Neither the recession nor sequestration has slowed one Arizona aerospace company.
“For the last 12 years, we are growing at better than a 20 percent compounded annual growth rate,” said Lee Benson, CEO of Able Engineering and Able Aerospace. “This year, we could grow as much as 35 percent.”
Since buying the business that would become Able Group of Companies in 1993, Benson has taken the company from $300,000 in sales in 1994 to a projected $100 million in sales this year.
Able’s two main divisions — Able Engineering & Component Services and Able Aerospace — provides component repair, overhaul and approved replacement parts solutions for rotorcraft and fixed-wing aircraft; and also manages Able’s FAA approved replacement parts inventory.

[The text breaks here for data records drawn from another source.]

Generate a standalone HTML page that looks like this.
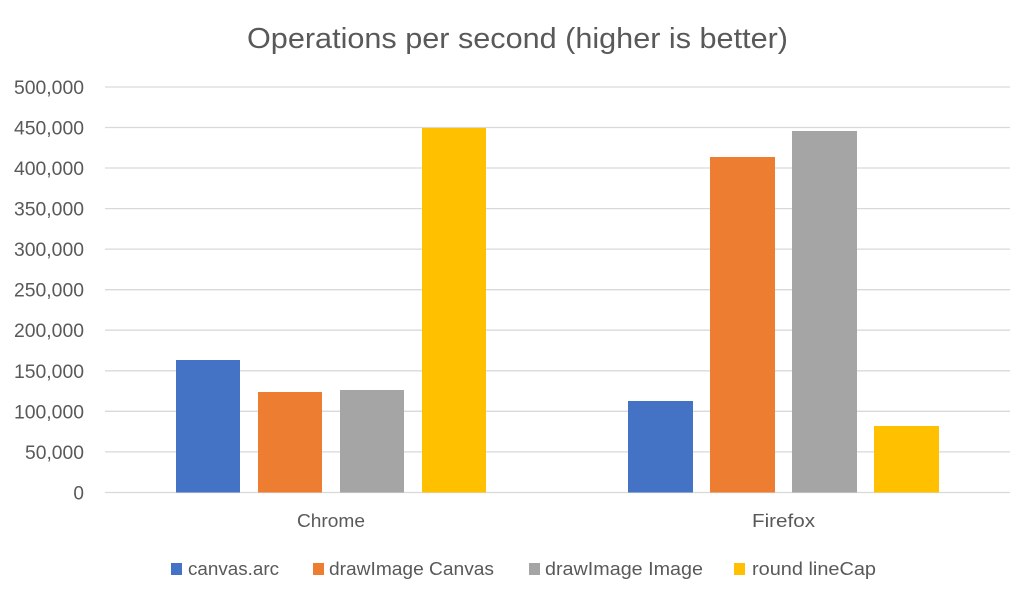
<!DOCTYPE html>
<html><head><meta charset="utf-8"><style>
html,body{margin:0;padding:0;background:#fff;}
svg{display:block;}
text{font-family:"Liberation Sans",sans-serif;fill:#595959;}
</style></head><body>
<svg width="1034" height="598" viewBox="0 0 1034 598" xmlns="http://www.w3.org/2000/svg">
<rect width="1034" height="598" fill="#fff"/>
<text x="247" y="48" font-size="29" textLength="541" lengthAdjust="spacingAndGlyphs">Operations per second (higher is better)</text>
<g stroke="#d9d9d9" stroke-width="1.3">
<line x1="105" x2="1010" y1="87" y2="87"/>
<line x1="105" x2="1010" y1="127.5" y2="127.5"/>
<line x1="105" x2="1010" y1="168" y2="168"/>
<line x1="105" x2="1010" y1="208.6" y2="208.6"/>
<line x1="105" x2="1010" y1="249.1" y2="249.1"/>
<line x1="105" x2="1010" y1="289.7" y2="289.7"/>
<line x1="105" x2="1010" y1="330.2" y2="330.2"/>
<line x1="105" x2="1010" y1="370.8" y2="370.8"/>
<line x1="105" x2="1010" y1="411.3" y2="411.3"/>
<line x1="105" x2="1010" y1="451.9" y2="451.9"/>
<line x1="105" x2="1010" y1="492.5" y2="492.5"/>
</g>
<g font-size="19" text-anchor="end">
<text x="84" y="94" textLength="70" lengthAdjust="spacingAndGlyphs">500,000</text>
<text x="84" y="134.5" textLength="70" lengthAdjust="spacingAndGlyphs">450,000</text>
<text x="84" y="175" textLength="70" lengthAdjust="spacingAndGlyphs">400,000</text>
<text x="84" y="215.6" textLength="70" lengthAdjust="spacingAndGlyphs">350,000</text>
<text x="84" y="256.1" textLength="70" lengthAdjust="spacingAndGlyphs">300,000</text>
<text x="84" y="296.7" textLength="70" lengthAdjust="spacingAndGlyphs">250,000</text>
<text x="84" y="337.2" textLength="70" lengthAdjust="spacingAndGlyphs">200,000</text>
<text x="84" y="377.8" textLength="70" lengthAdjust="spacingAndGlyphs">150,000</text>
<text x="84" y="418.3" textLength="70" lengthAdjust="spacingAndGlyphs">100,000</text>
<text x="84" y="458.9" textLength="59" lengthAdjust="spacingAndGlyphs">50,000</text>
<text x="84" y="499.5">0</text>
</g>
<rect x="176" y="360" width="64" height="132.5" fill="#4472C4"/>
<rect x="258" y="392" width="64" height="100.5" fill="#ED7D31"/>
<rect x="340" y="390" width="64" height="102.5" fill="#A5A5A5"/>
<rect x="422" y="128" width="64" height="364.5" fill="#FFC000"/>
<rect x="628" y="401" width="65" height="91.5" fill="#4472C4"/>
<rect x="710" y="157" width="65" height="335.5" fill="#ED7D31"/>
<rect x="792" y="131" width="65" height="361.5" fill="#A5A5A5"/>
<rect x="874" y="426" width="65" height="66.5" fill="#FFC000"/>
<text x="297" y="527" font-size="18" textLength="68" lengthAdjust="spacingAndGlyphs">Chrome</text>
<text x="752" y="527" font-size="18" textLength="63" lengthAdjust="spacingAndGlyphs">Firefox</text>
<rect x="171" y="563" width="11" height="12" fill="#4472C4"/>
<text x="188" y="575" font-size="18" textLength="91" lengthAdjust="spacingAndGlyphs">canvas.arc</text>
<rect x="313" y="563" width="11" height="12" fill="#ED7D31"/>
<text x="329" y="575" font-size="18" textLength="165" lengthAdjust="spacingAndGlyphs">drawImage Canvas</text>
<rect x="529" y="563" width="11" height="12" fill="#A5A5A5"/>
<text x="545" y="575" font-size="18" textLength="158" lengthAdjust="spacingAndGlyphs">drawImage Image</text>
<rect x="734" y="563" width="11" height="12" fill="#FFC000"/>
<text x="752" y="575" font-size="18" textLength="124" lengthAdjust="spacingAndGlyphs">round lineCap</text>
</svg>
</body></html>
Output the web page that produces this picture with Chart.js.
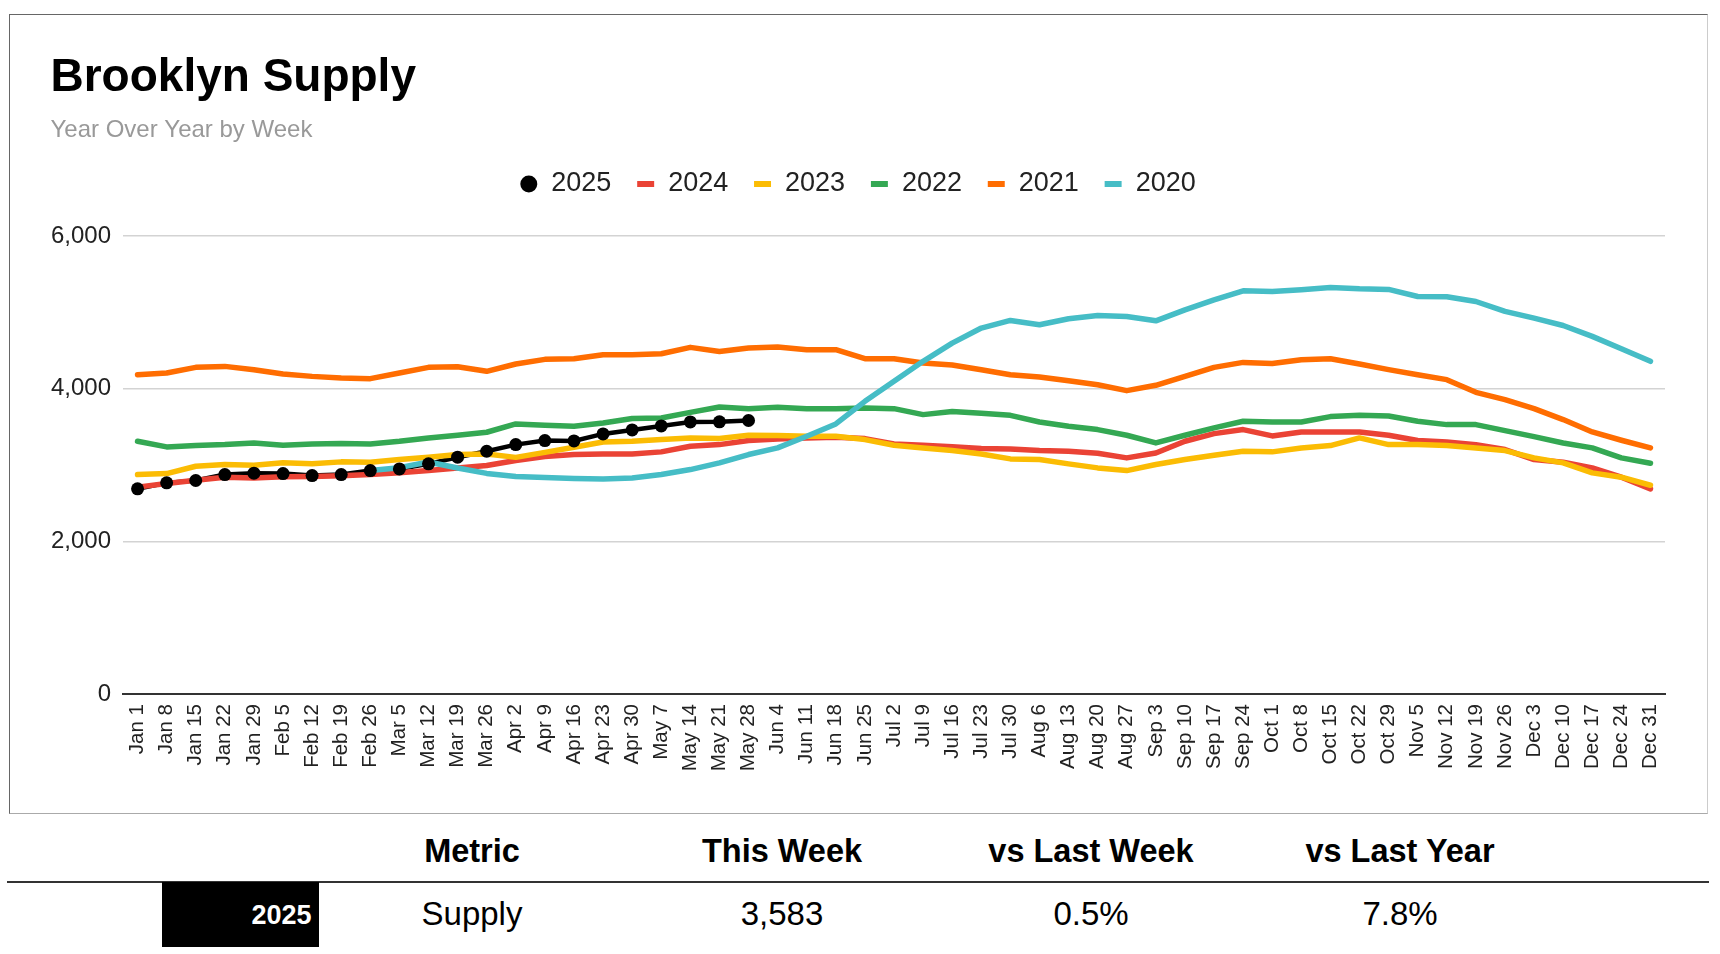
<!DOCTYPE html>
<html>
<head>
<meta charset="utf-8">
<script src="https://cdn.jsdelivr.net/npm/chart.js@4.4.1/dist/chart.umd.min.js"></script>
<style>
  html, body { margin:0; padding:0; background:#fff; width:1720px; height:954px; overflow:hidden;
    font-family:'Liberation Sans', Arial, sans-serif; }
  #frame { position:absolute; left:9px; top:14px; width:1697px; height:798px;
    border:1px solid #aaa; border-top-color:#666; border-left-color:#666; border-right-color:#ccc; }
  #wrap { position:absolute; left:0; top:0; width:1697px; height:798px; }
  .t { position:absolute; white-space:nowrap; line-height:1; transform:translateX(-50%); color:#000; }
  .h { font-weight:bold; font-size:32.5px; top:834.5px; }
  .r { font-size:33px; top:897.4px; }
  #rule { position:absolute; left:7px; top:881px; width:1702px; height:2px; background:#333; }
  #yearbox { position:absolute; left:161.5px; top:882px; width:157px; height:65px; background:#000; }
  #yeartxt { position:absolute; right:7px; top:19.8px; color:#fff; font-weight:bold; font-size:27px; line-height:1; }
</style>
</head>
<body>
<div id="frame"><div id="wrap"><canvas id="c"></canvas></div></div>

<div class="t h" style="left:472px">Metric</div>
<div class="t h" style="left:782px">This Week</div>
<div class="t h" style="left:1091px">vs Last Week</div>
<div class="t h" style="left:1400px">vs Last Year</div>
<div id="rule"></div>
<div id="yearbox"><div id="yeartxt">2025</div></div>
<div class="t r" style="left:472px">Supply</div>
<div class="t r" style="left:782px">3,583</div>
<div class="t r" style="left:1091px">0.5%</div>
<div class="t r" style="left:1400px">7.8%</div>

<script>
const weeks = ["Jan 1","Jan 8","Jan 15","Jan 22","Jan 29","Feb 5","Feb 12","Feb 19","Feb 26","Mar 5","Mar 12","Mar 19","Mar 26","Apr 2","Apr 9","Apr 16","Apr 23","Apr 30","May 7","May 14","May 21","May 28","Jun 4","Jun 11","Jun 18","Jun 25","Jul 2","Jul 9","Jul 16","Jul 23","Jul 30","Aug 6","Aug 13","Aug 20","Aug 27","Sep 3","Sep 10","Sep 17","Sep 24","Oct 1","Oct 8","Oct 15","Oct 22","Oct 29","Nov 5","Nov 12","Nov 19","Nov 26","Dec 3","Dec 10","Dec 17","Dec 24","Dec 31"];

const y2025 = [2688,2766,2797,2875,2893,2888,2862,2875,2927,2949,3015,3102,3180,3267,3320,3315,3407,3459,3512,3564,3565,3583];

const y2024 = [2710,2757,2801,2840,2831,2845,2849,2858,2875,2897,2927,2962,2993,3058,3110,3137,3145,3145,3172,3246,3267,3320,3342,3355,3363,3346,3276,3259,3238,3215,3211,3189,3180,3154,3093,3158,3311,3411,3464,3381,3433,3433,3433,3390,3320,3302,3267,3202,3071,3036,2962,2840,2687];

const y2023 = [2875,2888,2984,3006,2997,3028,3015,3041,3036,3071,3102,3137,3145,3100,3165,3233,3302,3311,3333,3355,3346,3390,3385,3377,3377,3333,3259,3224,3189,3145,3080,3071,3015,2962,2927,3006,3071,3128,3180,3172,3224,3254,3355,3267,3267,3254,3224,3189,3093,3028,2897,2840,2735];

const y2022 = [3311,3237,3254,3267,3289,3259,3276,3281,3276,3311,3355,3390,3429,3538,3522,3507,3551,3608,3616,3690,3760,3738,3756,3738,3738,3747,3738,3660,3700,3677,3651,3564,3507,3464,3390,3289,3390,3486,3573,3564,3564,3634,3651,3642,3573,3529,3529,3451,3372,3289,3224,3093,3023];

const y2021 = [4183,4205,4279,4292,4249,4192,4161,4140,4131,4205,4279,4288,4227,4323,4384,4392,4445,4445,4458,4541,4488,4532,4545,4510,4510,4392,4392,4336,4310,4249,4183,4153,4105,4052,3974,4044,4161,4279,4344,4331,4379,4392,4323,4249,4183,4118,3952,3856,3738,3595,3433,3324,3224];

const y2020 = [null,null,null,null,null,null,null,null,2927,2965,3040,2960,2890,2850,2835,2823,2818,2831,2875,2940,3028,3137,3224,3377,3538,3834,4096,4358,4597,4794,4894,4837,4916,4959,4946,4889,5033,5164,5282,5273,5295,5325,5308,5300,5208,5203,5142,5012,4924,4828,4685,4523,4358];

const yTicks = [0, 2000, 4000, 6000];

Chart.defaults.font.family = "'Liberation Sans', Arial, sans-serif";
Chart.defaults.color = '#222';

const LEGEND_GAP = 28.6;
const legendSpacer = {
  id: 'legendSpacer',
  beforeInit(chart) {
    if (!Chart.layouts) return;
    const box = {
      position: 'top', weight: 900, fullSize: true, options: {},
      left: 0, top: 0, right: 0, bottom: 0, width: 0, height: 0,
      update(maxWidth) { this.width = maxWidth; this.height = LEGEND_GAP; this.right = this.left + maxWidth; },
      isHorizontal() { return true; },
      draw() {}
    };
    Chart.layouts.addBox(chart, box);
  }
};

const mk = (label, data, color, order) => ({
  label, data, borderColor: color, backgroundColor: color,
  borderWidth: 5.5, pointRadius: 0, pointHoverRadius: 0, tension: 0, order,
  borderJoinStyle: 'round', borderCapStyle: 'round', inLegend: true
});

new Chart(document.getElementById('c'), {
  type: 'line',
  data: {
    labels: weeks,
    datasets: [
      { label: '2025', data: y2025, borderColor: '#000', backgroundColor: '#000',
        borderWidth: 4.5, pointRadius: 0, pointHoverRadius: 0, tension: 0, order: 6,
        inLegend: true, legendCircle: true },
      mk('2024', y2024, '#ea4335', 5),
      mk('2023', y2023, '#fbbc04', 4),
      mk('2022', y2022, '#34a853', 3),
      mk('2021', y2021, '#ff6d01', 2),
      mk('2020', y2020, '#46bdc6', 1),
      { label: '2025 points', data: y2025, showLine: false, borderColor: '#000', backgroundColor: '#000',
        pointRadius: 6.5, pointHoverRadius: 6.5, pointBackgroundColor: '#000', pointBorderWidth: 0,
        order: -1, inLegend: false }
    ]
  },
  options: {
    responsive: true,
    maintainAspectRatio: false,
    animation: false,
    layout: { padding: { left: 40.5, right: 42, top: 0, bottom: 0 } },
    plugins: {
      title: { display: true, text: 'Brooklyn Supply', align: 'start', color: '#000',
        font: { size: 46, weight: 'bold', lineHeight: 1.2 }, padding: { top: 36, bottom: 0 } },
      subtitle: { display: true, text: 'Year Over Year by Week', align: 'start', color: '#999',
        font: { size: 24, weight: 'normal', lineHeight: 0.8 }, padding: { top: 15, bottom: 4.7 } },
      legend: {
        display: true, position: 'top', align: 'center',
        labels: {
          usePointStyle: true, boxWidth: 18, boxHeight: 12, padding: 25.3,
          color: '#222', font: { size: 27 },
          generateLabels(chart) {
            const items = [];
            chart.data.datasets.forEach((ds, i) => {
              if (!ds.inLegend) return;
              items.push({
                text: ds.label,
                fillStyle: ds.borderColor,
                strokeStyle: ds.borderColor,
                lineWidth: ds.legendCircle ? 0 : 6,
                pointStyle: ds.legendCircle ? 'circle' : 'line',
                hidden: !chart.isDatasetVisible(i),
                datasetIndex: i,
                fontColor: '#222',
                lineCap: 'butt'
              });
            });
            return items;
          }
        }
      },
      tooltip: { enabled: false }
    },
    scales: {
      x: {
        offset: true,
        grid: { display: false, drawTicks: false },
        border: { display: true, color: '#333', width: 2 },
        ticks: { autoSkip: false, maxRotation: 90, minRotation: 90, padding: 10,
          color: '#222', font: { size: 20.5 } },
        afterFit(a) { a.height = 119; }
      },
      y: {
        min: yTicks[0], max: yTicks[yTicks.length - 1],
        afterBuildTicks(a) { a.ticks = yTicks.map(v => ({ value: v })); },
        grid: { drawTicks: false, lineWidth: 1.5,
          color: c => (c.tick && c.tick.value === 0) ? 'rgba(0,0,0,0)' : '#d3d3d3' },
        border: { display: false },
        ticks: { padding: 12, color: '#222', font: { size: 24 },
          callback: v => Number(v).toLocaleString('en-US') },
        afterFit(a) { a.width = 72.5; }
      }
    }
  },
  plugins: [legendSpacer]
});
</script>
</body>
</html>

“We intentionally designed our company to be recession proof,” Benson said. “We knew we needed a lot of customers to do that and we now have 1,000 customers in 60 countries.”
Az Business talked to the man behind Able’s success story.
Az Business: What’s the biggest difference between being CEO of Able and leading a more traditional company?
Lee Benson: Complexity. We do about 4,000 jobs a month and every job can have as many as 1,500 pieces in it. We’re processing more than 100,000 parts a month and millions of operations and everything is special handling. Of the approximately 500 employees, we have 74 unique roles, all with their own special skills required. So it’s really complex business as opposed to running a restaurant or hardware store.
AB: How do you maintain your workforce with the need for so many specialists?
LB: On the engineering side, we have about 40 engineers who develop repairs and reverse engineer parts to go into the maintenance operations that we have. ASU and UA have been great sources for that. For the aircraft mechanics, there are military sites we go to and we recruit from them. For machinists, the Maricopa Community Colleges network is doing a fantastic job of developing machinists to come in here. For all 74 unique roles that we have, we have a special process for finding people to fill those roles. One other thing we do to augment the process to keep up with the growth is we partner with Goodwill of Central Arizona. They put a full-time person here who does nothing but recruit for all these roles and they’ve done a fantastic job.
AB: What qualities do you have that have helped you build Able?
LB: Patience, discipline and rigor around the managements process. I have the patience to say, “It’s going to take time. Don’t panic.” I have the discipline to make sure we keep a certain amount of cash in the company to grow, where a lot of business owners will take money out too soon and then when there is a downturn or an issue, they cannot survive that.
AB: How did you have the foresight to build Able into what it has become?
LB: Wherever I’ve been at in my life, I can always see the next step or opportunity. I was the company’s first employee in 1982. When I bought the company in 1993, we had lost all of our business overnight and were left with three employees, including myself. We went in a completely different direction and i could easily see getting to $5 million in the aerospace industry. Once we got there, I could easily see $10 million and then $20 million. Now, this year, it will be close to $100 million and we have a pretty clear path to a half-billion dollars. Seeing the next steps is easy as long as you’re fully engaged in the game and you have all the team members and every brain in the game. You just have to keep marching forward and going after it.